Cookie was the youngest of eight children, growing up in a mining town in Pennsylvannia. When he was seven, after many in his extended family died in a mine explosion, he and his family moved north to Bridgeport, Connecticut.

     When he was a kid, Cookie used to go down by the railroad tracks where the dump was and pick things up. In the dump, he found his first book. From then on, he read and read and read. He had books in the bedroom, books in the bathroom, books everywhere. Cookie got into the junk business because he loved to collect things. Nothing in particular, just stuff.

     In Bridgeport, he ran a bowling alley and a market. He worked in a machine shop for a time, where he lost two fingers. Rhoda grew up in a small town in Connecticut where both her mother and father worked for the mill. Even late into his life, Cookie’s siblings would come down for dinner on Sunday nights. They would have ten or twelve people at the table eating roasts, turkeys, and his brother’s macaroni. His mother lived to be 106 years old and his father 57.

     Cookie was friendly with everybody in the neighborhood. “Ninety percent of the people came here just to sit down and talk to him,” Rhoda remembers. “He could talk from religion to politics. There was nothing he couldn’t talk about. He enjoyed doing that, he loved people.” He even liked telling stories that weren’t true. Once, he was caught telling customers that it was his birthday when it wasn’t. “One lady brought him a birthday cake and then the following day he had told someone else that it was his birthday,” Rhoda said. “She brought him a cake and then the lady that brought him the first cake walked in and she said ‘I thought it was your birthday yesterday!’ and then he said, ‘I can’t remember when it is!’”
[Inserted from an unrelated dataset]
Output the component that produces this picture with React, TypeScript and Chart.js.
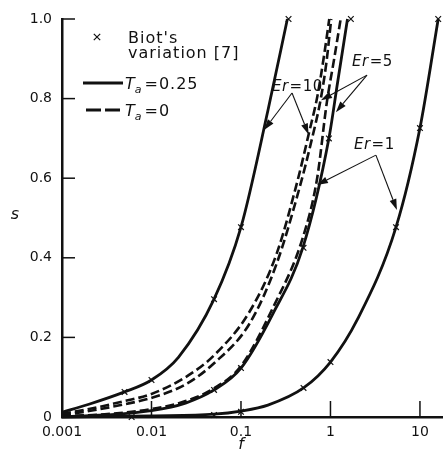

Cookie and Rhoda met in the shop in Coventry. She came in one day and returned several times, doing business back and forth. Eventually they started to date. They married in 1972. She was 29 years old and he was 59.

     They filled the Exeter store with goods from estate sales. They bought whatever the deceased’s family didn’t want. Rhoda remembers how Cookie would call up lawyers and ask eagerly, “Do you have a job for me, do you got anything, do you got anything?” “Cookie,” they’d say, “they don’t die every day, you know.”

     Throughout their time in Exeter, Rhoda and Cookie would pull pranks on the customers. One time they brought a live mongoose into the store (in the form of a piece of mink fur inside a cage). When people went to feed it, Cookie would flip a tab and the fur would jump out and touch the customer’s hand. “They would scream!” Rhoda laughs. “One lady almost had a heart attack, so we said ‘Okay, not doing that anymore!’”

     Cookie died in 2008 at age 98. If he were still alive, he and Rhoda would have been together for 43 years. Rhoda has been running the store for six years now with the help of her brother. “Knock on wood, I’m hanging in there, I mean it’s tough, you know you’re not gonna get rich doing it…” she says. This year was particularly difficult: she had to pay to redo the electrical wiring. Hopefully next year she will be able to fix the roof: “I’ll get there, like a turtle, but I’ll get there.”